OnePlus 5T starts from £449 for 6GB of RAM and 64GB of storage, and tops-out at £499 for 8GB of RAM and 128GB storage.
That’s certainly pricey compared to previous efforts, like the OnePlus 2, which sold for £239 when it launched back in July 2015.
However, the latest flagship phones from rivals Samsung and Apple have also dramatically increased in price – with the Galaxy Note 8 starting from £869 SIM-free, and the all-screen iPhone X, which maxes out at £1,149.
When compared to these handsets – and the OnePlus 5T is undoubtedly good enough to warrant that comparison – the £449 SIM-free price is a steal.
Those looking to buy the latest OnePlus on the contract will have to opt for O2, which is the exclusive mobile carrier partner in the UK.

Conclusion

Even the most hardened sceptics have to admit, the OnePlus 5T is a home-run.
Those who bought the OnePlus 5 six months ago aren’t going to be pleased to hear it – but the OnePlus 5T is a phenomenal phone and a brilliant upgrade.
On paper, the addition of an edge-to-edge screen would appear to be a minor upgrade, but in your hand, the gorgeous new 6.01-inch AMOLED display makes a huge amount the difference.
Elsewhere, the OnePlus 5T is extraordinarily powerful, has a solid camera with Portrait Mode functionality, solid battery life, and a lightning-fast proprietary fast-charging system.

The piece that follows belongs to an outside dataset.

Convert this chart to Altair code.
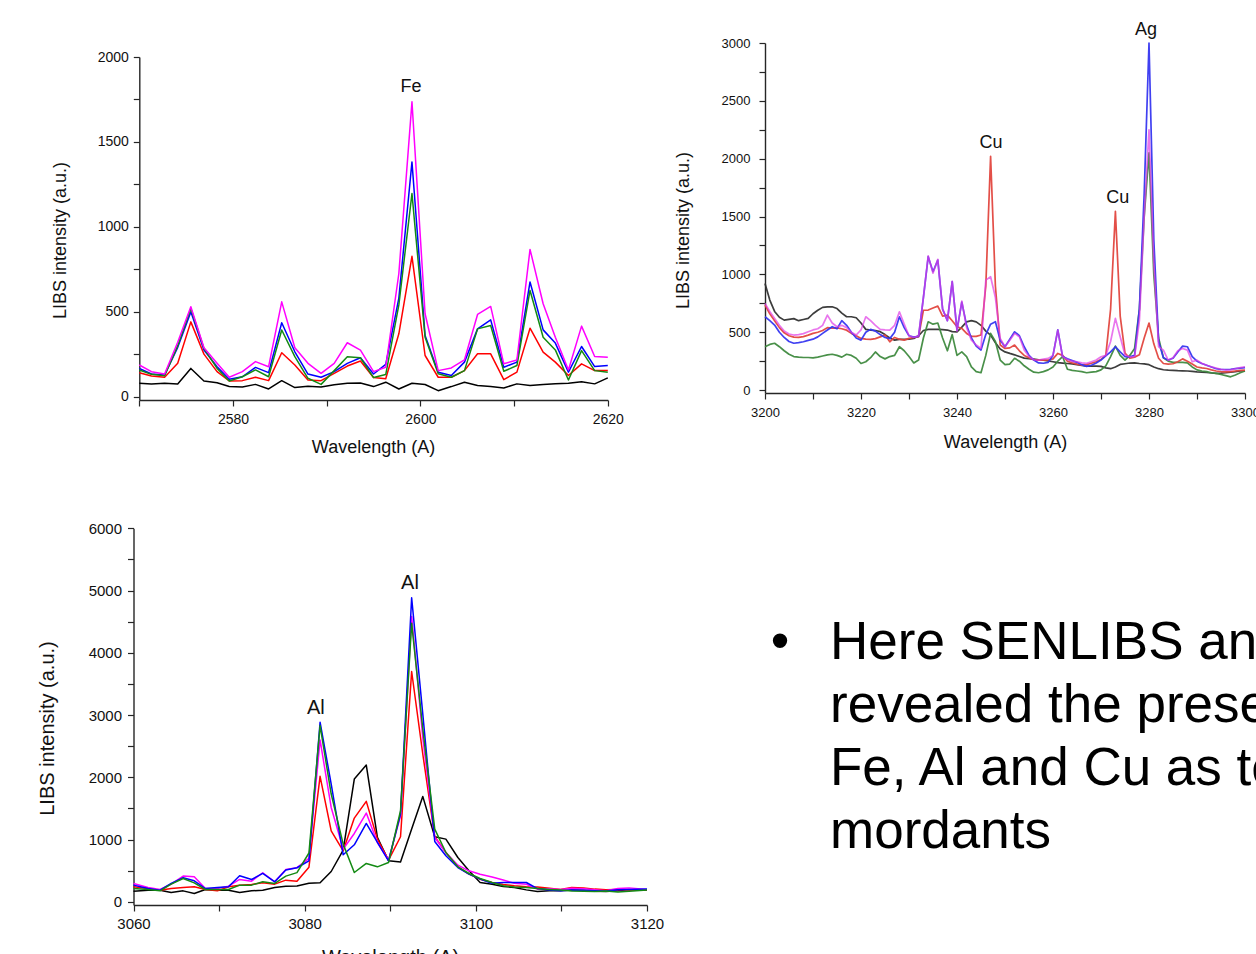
import altair as alt
import pandas as pd

FONT = "Liberation Sans"

# ---------------- Panel 1 (Fe region) ----------------
p1_x = [2570.0, 2571.3, 2572.7, 2574.1, 2575.5, 2576.9, 2578.3, 2579.6, 2581.0, 2582.4,
        2583.8, 2585.2, 2586.6, 2588.0, 2589.4, 2590.8, 2592.2, 2593.6, 2595.0, 2596.3,
        2597.7, 2599.1, 2600.5, 2601.9, 2603.3, 2604.7, 2606.1, 2607.5, 2608.9, 2610.3,
        2611.7, 2613.1, 2614.4, 2615.8, 2617.2, 2618.6, 2620.0]
p1_black = [78, 74, 78, 74, 166, 92, 82, 59, 57, 72, 45, 94, 53, 61, 57, 70, 78, 80, 59, 85,
            45, 79, 71, 35, 59, 85, 65, 59, 51, 75, 65, 71, 75, 79, 88, 75, 110]
p1_red = [141, 121, 114, 196, 440, 250, 147, 92, 94, 114, 94, 258, 186, 98, 94, 137, 180, 210, 112, 105,
          370, 826, 242, 114, 114, 153, 252, 252, 100, 144, 403, 262, 203, 124, 193, 153, 153]
p1_green = [157, 131, 123, 300, 519, 284, 166, 92, 117, 157, 117, 392, 235, 108, 72, 153, 235, 229, 112, 130,
            540, 1196, 350, 134, 114, 153, 399, 419, 149, 183, 625, 350, 275, 98, 271, 153, 144]
p1_blue = [166, 133, 127, 290, 499, 274, 176, 102, 117, 172, 141, 435, 264, 133, 114, 147, 196, 229, 133, 190,
           580, 1382, 360, 144, 124, 203, 399, 452, 173, 203, 675, 393, 315, 144, 295, 177, 183]
p1_magenta = [186, 147, 133, 320, 529, 288, 196, 114, 147, 206, 176, 558, 288, 196, 137, 196, 317, 274, 147, 173,
              725, 1736, 488, 153, 169, 216, 484, 531, 193, 216, 867, 547, 350, 157, 415, 236, 232]

# ---------------- Panel 2 (Cu / Ag region) ----------------
p2_x = [3200, 3201, 3202, 3203, 3204, 3205, 3206, 3207, 3208, 3209,
        3210, 3211, 3212, 3213, 3214, 3215, 3216, 3217, 3218, 3219,
        3220, 3221, 3222, 3223, 3224, 3225, 3226, 3227, 3228, 3229,
        3230, 3231, 3232, 3233, 3234, 3235, 3236, 3237, 3238, 3239,
        3240, 3241, 3242, 3243, 3244, 3245, 3246, 3247, 3248, 3249,
        3250, 3251, 3252, 3253, 3254, 3255, 3256, 3257, 3258, 3259,
        3260, 3261, 3262, 3263, 3264, 3265, 3266, 3267, 3268, 3269,
        3270, 3271, 3272, 3273, 3274, 3275, 3276, 3277, 3278, 3279,
        3280, 3281, 3282, 3283, 3284, 3285, 3286, 3287, 3288, 3289,
        3290, 3291, 3292, 3293, 3294, 3295, 3296, 3297, 3298, 3299, 3300]
p2_black = [922, 778, 680, 630, 605, 612, 618, 600, 610, 620,
            660, 690, 715, 720, 720, 705, 665, 634, 634, 625,
            580, 525, 519, 515, 505, 480, 450, 432, 438, 438,
            440, 447, 470, 515, 525, 525, 525, 522, 519, 505,
            504, 545, 590, 600, 590, 560, 510, 475, 410, 355,
            330, 317, 305, 290, 276, 272, 268, 262, 258, 252,
            245, 238, 234, 230, 226, 220, 214, 208, 208, 208,
            205, 192, 185, 200, 222, 228, 234, 235, 230, 226,
            220, 200, 185, 176, 172, 170, 168, 167, 165, 162,
            158, 155, 152, 148, 144, 146, 150, 156, 160, 165, 167]
p2_red = [735, 660, 600, 540, 495, 470, 458, 455, 462, 475,
          490, 500, 515, 540, 535, 538, 530, 518, 490, 470,
          447, 440, 438, 445, 460, 476, 418, 455, 440, 432,
          447, 455, 460, 690, 692, 710, 726, 640, 648, 600,
          548, 533, 490, 465, 465, 476, 900, 2020, 900, 390,
          360, 365, 389, 340, 300, 280, 262, 259, 259, 260,
          270, 317, 300, 250, 235, 225, 216, 220, 232, 245,
          265, 300, 700, 1545, 640, 320, 275, 285, 305, 450,
          580, 400, 275, 230, 225, 228, 245, 270, 250, 225,
          200, 192, 187, 175, 165, 160, 158, 160, 165, 170, 173]
p2_green = [375, 395, 405, 375, 340, 310, 290, 285, 282, 282,
            278, 285, 295, 305, 310, 300, 285, 310, 300, 275,
            230, 245, 280, 330, 290, 270, 290, 300, 375, 340,
            290, 235, 260, 450, 590, 570, 580, 450, 340, 480,
            300, 330, 290, 200, 160, 150, 300, 490, 420, 260,
            220, 225, 275, 250, 210, 180, 155, 150, 160, 175,
            200, 250, 290, 180, 170, 165, 160, 150, 155, 160,
            175, 210, 290, 380, 300, 260, 300, 360, 700, 1500,
            2050, 1000, 450, 280, 250, 240, 240, 240, 235, 200,
            175, 165, 160, 150, 145, 135, 125, 115, 130, 150, 165]
p2_blue = [634, 600, 562, 500, 455, 420, 405, 410, 418, 430,
           440, 460, 490, 520, 548, 530, 600, 560, 500, 450,
           432, 500, 525, 510, 480, 455, 445, 500, 634, 540,
           470, 458, 465, 800, 1153, 1023, 1124, 700, 600, 937,
           519, 760, 560, 450, 380, 346, 480, 570, 591, 430,
           375, 440, 504, 470, 375, 300, 260, 235, 232, 240,
           300, 520, 290, 270, 255, 240, 220, 205, 215, 235,
           260, 295, 330, 375, 330, 290, 288, 300, 700, 1700,
           3000, 1300, 420, 280, 260, 275, 330, 380, 375, 290,
           250, 230, 215, 200, 185, 178, 178, 180, 185, 190, 195]
p2_magenta = [750, 680, 620, 560, 510, 485, 476, 480, 488, 505,
              520, 530, 560, 648, 580, 548, 560, 540, 500, 476,
              520, 634, 600, 560, 525, 520, 519, 560, 677, 570,
              470, 455, 470, 800, 1160, 1010, 1130, 700, 600, 940,
              510, 770, 540, 432, 390, 360, 951, 980, 800, 447,
              375, 430, 490, 461, 346, 290, 262, 259, 268, 274,
              300, 519, 288, 265, 250, 245, 235, 231, 245, 260,
              288, 300, 420, 620, 461, 303, 288, 290, 600, 1500,
              2250, 1100, 375, 346, 259, 280, 340, 360, 346, 245,
              259, 231, 215, 202, 190, 180, 173, 175, 185, 195, 202]

# ---------------- Panel 3 (Al region) ----------------
p3_x = [3060.0, 3061.7, 3063.1, 3064.4, 3065.8, 3067.1, 3068.4, 3069.8, 3071.1, 3072.4,
        3073.8, 3075.1, 3076.5, 3077.8, 3079.1, 3080.5, 3081.8, 3083.1, 3084.5, 3085.8,
        3087.2, 3088.5, 3089.8, 3091.2, 3092.5, 3093.8, 3095.2, 3096.5, 3097.9, 3099.2,
        3100.5, 3101.9, 3103.2, 3104.5, 3105.9, 3107.2, 3108.6, 3109.9, 3111.2, 3112.6,
        3113.9, 3115.2, 3116.6, 3117.9, 3120.0]
p3_black = [172, 188, 188, 150, 177, 134, 199, 188, 188, 150, 177, 188, 231, 253, 255, 300, 306, 488, 831, 1973,
            2198, 1035, 660, 640, 1169, 1694, 1046, 1008, 713, 499, 311, 284, 247, 231, 193, 166, 177, 180, 190, 185,
            170, 165, 180, 200, 190]
p3_red = [242, 215, 188, 215, 231, 242, 199, 177, 242, 269, 280, 306, 285, 349, 330, 558, 2016, 1142, 820, 1346,
          1614, 1008, 670, 1046, 3700, 2375, 1046, 794, 563, 445, 365, 311, 280, 260, 245, 240, 220, 200, 231, 225,
          205, 195, 200, 190, 195]
p3_green = [215, 199, 177, 285, 376, 306, 199, 199, 199, 269, 269, 323, 296, 414, 470, 785, 2831, 1732, 928, 472,
            617, 563, 633, 1464, 4477, 2778, 1169, 794, 563, 456, 375, 311, 260, 240, 230, 215, 200, 190, 175, 170,
            165, 175, 160, 170, 190]
p3_blue = [269, 215, 188, 296, 387, 339, 215, 231, 242, 419, 360, 457, 323, 511, 548, 660, 2885, 1893, 756, 917,
           1260, 954, 660, 1410, 4885, 3019, 971, 740, 552, 445, 365, 300, 310, 311, 311, 214, 190, 180, 190, 185,
           180, 175, 195, 200, 205]
p3_magenta = [296, 231, 199, 285, 414, 403, 215, 215, 253, 360, 333, 468, 323, 521, 550, 700, 2601, 1517, 847, 1099,
              1426, 954, 670, 1383, 4585, 2643, 1035, 794, 590, 499, 445, 400, 350, 300, 284, 204, 210, 200, 220, 210,
              195, 180, 215, 225, 200]

# ---------------- Annotations ----------------
p1_labels = ["Fe"]
p1_label_x = [2599.0]
p1_label_y = [1823]
p2_labels = ["Cu", "Cu", "Ag"]
p2_label_x = [3247.1, 3273.5, 3279.4]
p2_label_y = [2136, 1660, 3112]
p3_labels = ["Al", "Al"]
p3_label_x = [3081.3, 3092.3]
p3_label_y = [3114, 5122]

bullet_lines = ["Here SENLIBS analysis", "revealed the presence of", "Fe, Al and Cu as textile", "mordants"]

AX = "#262626"


def long_df(x, series):
    rows = []
    for name, color, opac, vals in series:
        for xv, yv in zip(x, vals):
            rows.append({"wl": xv, "val": yv, "series": name, "col": color, "op": opac})
    return pd.DataFrame(rows)


def make_panel(df, lab_df, xdom, xrange, ydom, yrange, xticks, yticks, xmod, ymod,
               tick_fs, title_fs, ann_fs, xlabpad, ylabpad, xoff, yoff,
               xtitle_pos, ytitle_pos, sw):
    xscale = alt.Scale(domain=xdom, range=xrange, nice=False, zero=False)
    yscale = alt.Scale(domain=ydom, range=yrange, nice=False, zero=False)
    common = dict(grid=False, format="d", labelFlush=False, labelOverlap=False,
                  labelFont=FONT, labelFontSize=tick_fs, labelColor="#111",
                  titleFont=FONT, titleFontSize=title_fs, titleFontWeight="normal", titleColor="#111",
                  domainColor=AX, domainWidth=1.4, tickColor=AX, tickWidth=1.2, tickSize=6)
    xaxis = alt.Axis(orient="bottom", offset=xoff, values=xticks,
                     labelExpr=f"datum.value % {xmod} == 0 ? datum.label : ''",
                     labelPadding=xlabpad, title="Wavelength (A)",
                     titleX=xtitle_pos[0], titleY=xtitle_pos[1], titleBaseline="middle", **common)
    yaxis = alt.Axis(orient="left", offset=yoff, values=yticks,
                     labelExpr=f"datum.value % {ymod} == 0 ? datum.label : ''",
                     labelPadding=ylabpad, title="LIBS intensity (a.u.)",
                     titleX=ytitle_pos[0], titleY=ytitle_pos[1], titleBaseline="middle",
                     titleAngle=270, **common)
    lines = alt.Chart(df).mark_line(strokeWidth=sw, strokeJoin="round").encode(
        x=alt.X("wl:Q", scale=xscale, axis=xaxis),
        y=alt.Y("val:Q", scale=yscale, axis=yaxis),
        color=alt.Color("col:N", scale=None),
        opacity=alt.Opacity("op:Q", scale=None),
        detail="series:N",
    )
    texts = alt.Chart(lab_df).mark_text(font=FONT, fontSize=ann_fs, color="#111", baseline="middle").encode(
        x=alt.X("lx:Q", scale=xscale, axis=None),
        y=alt.Y("ly:Q", scale=yscale, axis=None),
        text="t:N",
    )
    return [lines, texts]


df1 = long_df(p1_x, [("black", "#000000", 1, p1_black), ("red", "#ff0000", 1, p1_red),
                     ("blue", "#0000ff", 1, p1_blue), ("green", "#138a13", 1, p1_green),
                     ("magenta", "#ff00ff", 1, p1_magenta)])
df2 = long_df(p2_x, [("black", "#333333", 0.95, p2_black), ("green", "#3f8a3f", 0.95, p2_green),
                     ("red", "#e2463e", 0.95, p2_red), ("blue", "#3636f0", 0.95, p2_blue),
                     ("magenta", "#e03ce6", 0.7, p2_magenta)])
df3 = long_df(p3_x, [("black", "#000000", 1, p3_black), ("red", "#ff0000", 1, p3_red),
                     ("magenta", "#ff00ff", 1, p3_magenta), ("blue", "#0000ff", 1, p3_blue),
                     ("green", "#138a13", 1, p3_green)])

lab1 = pd.DataFrame({"t": p1_labels, "lx": p1_label_x, "ly": p1_label_y})
lab2 = pd.DataFrame({"t": p2_labels, "lx": p2_label_x, "ly": p2_label_y})
lab3 = pd.DataFrame({"t": p3_labels, "lx": p3_label_x, "ly": p3_label_y})

W, H = 1256, 954

panel1 = make_panel(df1, lab1, [2570, 2620], [139.3, 607.8], [-20, 2000], [400, 57],
                    [2570, 2580, 2590, 2600, 2610, 2620], list(range(0, 2001, 250)), 20, 500,
                    14, 18, 18, 6, 5, 400 - H, -139.3, (373, 47), (-79, 240), 1.5)
panel2 = make_panel(df2, lab2, [3200, 3300], [765, 1245], [-25, 3000], [393, 43],
                    list(range(3200, 3301, 10)), list(range(0, 3001, 250)), 20, 500,
                    13, 18, 18, 7, 9, 393 - H, -765, (1005, 49), (-82, 230), 1.7)
panel3 = make_panel(df3, lab3, [3060, 3120], [133.5, 647], [-50, 6000], [905, 528.3],
                    list(range(3060, 3121, 10)), list(range(0, 6001, 500)), 20, 1000,
                    15, 20, 20, 5, 6, 905 - H, -133.5, (390, 52), (-86, 728), 1.5)

bullet = alt.Chart(pd.DataFrame({"t": ["\u2022"]})).mark_text(
    font=FONT, fontSize=53, align="center", baseline="alphabetic", color="#000"
).encode(x=alt.value(780), y=alt.value(659), text="t:N")

body = alt.Chart(pd.DataFrame({"k": [0]})).mark_text(
    font=FONT, fontSize=53, align="left", baseline="alphabetic", color="#000",
    text=bullet_lines, lineHeight=63
).encode(x=alt.value(830), y=alt.value(659))

chart = alt.layer(*panel1, *panel2, *panel3, bullet, body).resolve_scale(
    x="independent", y="independent"
).properties(
    width=W, height=H, padding=0, autosize=alt.AutoSizeParams(type="none"), background="white"
).configure_view(strokeWidth=0)

chart.save("out.html", embed_options={"renderer": "svg", "actions": False})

OxygenOS avoids the pitfalls of Huawei’s EMUI and Samsung’s TouchWiz software by offering an almost pure Android experience. However, the lack of Android 8.0 Oreo is frustrating.
OnePlus 5T stands toe-to-toe with the latest flagship smartphones in almost every conceivable way, except one – it’s not water resistant. 
That can almost be forgiven, given that the OnePlus 5T is £240 cheaper than its Samsung counterpart. But those who accidentally spill a glass of water over their brand-new OnePlus will undoubtedly still be gutted about its absence.
OnePlus 5T is easily the best smartphone the company has ever built. But more than that, it’s one of the best smartphones of the year.